With economies across Asia cooling down and the risk of tumultuous currency markets as the American Fed continues forward with its tapering program, many Asian investors are now turning to Africa for sources of growth. With Africa as a whole recording some of the best growth rates in the world, many Asian investors are now hoping that the continent could become a source for solid return.
Asian investors attracted by higher yield African bonds
At the moment, many Asian investors are showing a preference towards African bonds, which are offering much higher yield rates than most Asian countries. Asia and Africa have been growing closer in recent years, spurred on largely by the efforts of the Chinese.
With China is in need of vast quantities of natural resources, and many African nations in turn being rich in said resources, links between Africa and Asia have been expanding. Still, many of the expanding links have been government to government, or involved more direct business investing.

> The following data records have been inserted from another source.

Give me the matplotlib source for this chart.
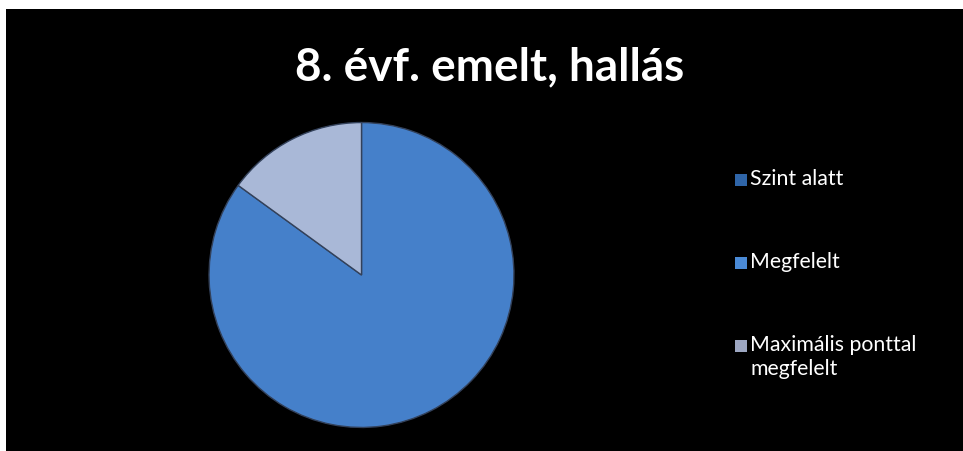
import matplotlib
matplotlib.use("Agg")
import matplotlib.pyplot as plt
from matplotlib.patches import Rectangle

# Data
title = "8. évf. emelt, hallás"
labels = ["Szint alatt", "Megfelelt", "Maximális ponttal\nmegfelelt"]
values = [0, 85, 15]
colors = ["#2f65a8", "#4580ca", "#a9b8d7"]
legend_colors = ["#2f65a8", "#4a8ad6", "#9da7c2"]

plt.rcParams['font.family'] = ['Lato', 'DejaVu Sans']

fig = plt.figure(figsize=(9.63, 4.52), dpi=100)
fig.patch.set_facecolor("white")
# black slide background (white strip at top and left)
fig.patches.append(Rectangle((6 / 963, -0.01), 1, 1.01 - 10 / 452, transform=fig.transFigure,
                             facecolor="black", edgecolor="none", zorder=-5))

ax = fig.add_axes([0.2155, 0.0487, 0.3198, 0.6814], zorder=2)
ax.set_facecolor("none")
wedges, _ = ax.pie(values, colors=colors, startangle=90, counterclock=False,
                   radius=1, wedgeprops=dict(edgecolor="#33415a", linewidth=1.0))
ax.set_xlim(-1.01, 1.01)
ax.set_ylim(-1.01, 1.01)
ax.axis("off")

fig.text(490 / 963, 1 - 80 / 452, title, color="white", fontsize=33,
         fontweight="bold", ha="center", va="baseline")

# legend
ys = [181, 264, 347]
for lab, col, y in zip(labels, legend_colors, ys):
    fig.patches.append(Rectangle((735 / 963, 1 - (y + 6) / 452), 12 / 963, 12 / 452,
                                 transform=fig.transFigure, facecolor=col,
                                 edgecolor="none", zorder=3))
    fig.text(750 / 963, 1 - (y - 12) / 452, lab, color="white", fontsize=15.3,
             ha="left", va="top", linespacing=1.28)

fig.savefig("out.png", dpi=100, facecolor=fig.get_facecolor())
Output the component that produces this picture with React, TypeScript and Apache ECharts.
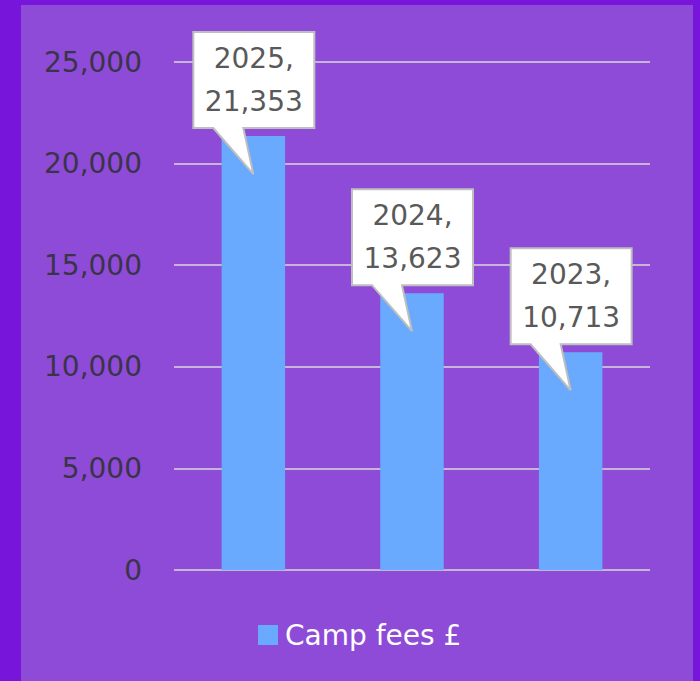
import React, { useEffect, useRef } from "react";
import * as echarts from "echarts";

const categories: string[] = ["2025", "2024", "2023"];
const campFees: number[] = [21353, 13623, 10713];
const seriesName = "Camp fees £";
const yMin = 0;
const yMax = 25000;
const yInterval = 5000;

const FONT = "'DejaVu Sans', sans-serif";

export default function App() {
  const ref = useRef<HTMLDivElement>(null);
  useEffect(() => {
    if (!ref.current) return;
    const chart = echarts.init(ref.current, undefined, { renderer: "svg" });
    const fmt = (v: number) => v.toLocaleString("en-US");
    chart.setOption({
      animation: false,
      backgroundColor: "#7715DB",
      textStyle: { fontFamily: FONT },
      graphic: [
        {
          type: "rect",
          z: -10,
          shape: { x: 21, y: 5, width: 672, height: 680 },
          style: { fill: "#8E4BD7" },
          silent: true,
        },
      ],
      grid: { left: 174, right: 50, top: 62, bottom: 111, containLabel: false },
      legend: {
        left: 253,
        top: 616,
        icon: "rect",
        itemWidth: 20,
        itemHeight: 20,
        itemGap: 10,
        textStyle: {
          color: "#FFFFFF",
          fontSize: 28,
          fontFamily: FONT,
          padding: [0, 0, 0, 2],
        },
        data: [seriesName],
      },
      xAxis: {
        type: "category",
        data: categories,
        axisLine: { show: false },
        axisTick: { show: false },
        axisLabel: { show: false },
      },
      yAxis: {
        type: "value",
        min: yMin,
        max: yMax,
        interval: yInterval,
        axisLine: { show: false },
        axisTick: { show: false },
        axisLabel: {
          color: "#3A3448",
          fontSize: 28,
          fontFamily: FONT,
          margin: 32,
          formatter: (v: number) => fmt(v),
        },
        splitLine: { lineStyle: { color: "#D9D9D9", width: 1.5 } },
      },
      series: [
        {
          name: seriesName,
          type: "bar",
          data: campFees,
          barWidth: "40%",
          itemStyle: { color: "#69AAFF" },
        },
        {
          type: "custom",
          z: 10,
          clip: false,
          data: categories.map((c, i) => [i, campFees[i]]),
          renderItem: (params: any, api: any) => {
            const idx = api.value(0);
            const val = api.value(1);
            const p = api.coord([idx, val]);
            const cx = p[0];
            const top = p[1];
            const boxL = cx - 60;
            const boxR = cx + 61;
            const boxT = top - 104;
            const boxB = top - 8;
            const tipX = cx;
            const tipY = top + 38;
            const points = [
              [boxL, boxT],
              [boxR, boxT],
              [boxR, boxB],
              [cx - 10, boxB],
              [tipX, tipY],
              [cx - 40, boxB],
              [boxL, boxB],
            ];
            return {
              type: "group",
              children: [
                {
                  type: "polygon",
                  shape: { points },
                  style: { fill: "#FFFFFF", stroke: "#BFBFBF", lineWidth: 2 },
                },
                {
                  type: "text",
                  style: {
                    text: categories[idx] + ",\n" + fmt(val),
                    x: (boxL + boxR) / 2,
                    y: (boxT + boxB) / 2,
                    align: "center",
                    verticalAlign: "middle",
                    fontSize: 28,
                    lineHeight: 43,
                    fontFamily: FONT,
                    fill: "#595959",
                  },
                },
              ],
            };
          },
        },
      ],
    });
    return () => chart.dispose();
  }, []);
  return (
    <div
      ref={ref}
      style={{ position: "fixed", left: 0, top: 0, width: 700, height: 681 }}
    />
  );
}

Now, however, Asian investors are also getting in on the game. With Asia’s growth rates expected to slow to about 5% and sub-Sahara Africa set to grow by at least 6%, there may be a potential to cash in on quick returns by investing in Africa.
Africa to become an engine of growth
Frontier markets have performed especially well in Africa. The MSCI African Frontier Markets Index rose some 25.8% in 2012, vs. returns of only 13.1% for Asia’s frontier markets. Traditionally, investors have been wary of Africa due to the high levels of risk associated with the region, but improving governance and legal environments is helping to build confidence.
Bonds are becoming especially attractive. While bonds for fully developed countries are often generating returns of 3% or less, many African countries are offering bond rates in excess of 5%. At the same time, with the regional economy growing quickly, African governments will be in a better position to repay their debts.
In the past, numerous African nations have been forced to default on their debts. The general view right now, however, is that Africa has finally turned the corner. If so, a region overflowing with resources and in huge need of investments in infrastructure and other basic economic necessities could soon become a source of growth and returns.
In 2013, some $10.7 billion dollars worth of bonds were sold in 2013, representing a 88% increase over the year before. While Asian investors are not the only ones getting in on the game, they are quickly becoming the biggest players. With investors from Taiwan, Singapore, Hong Kong, and China (among others) flushed with cash, they now have the capital necessary to take the lead.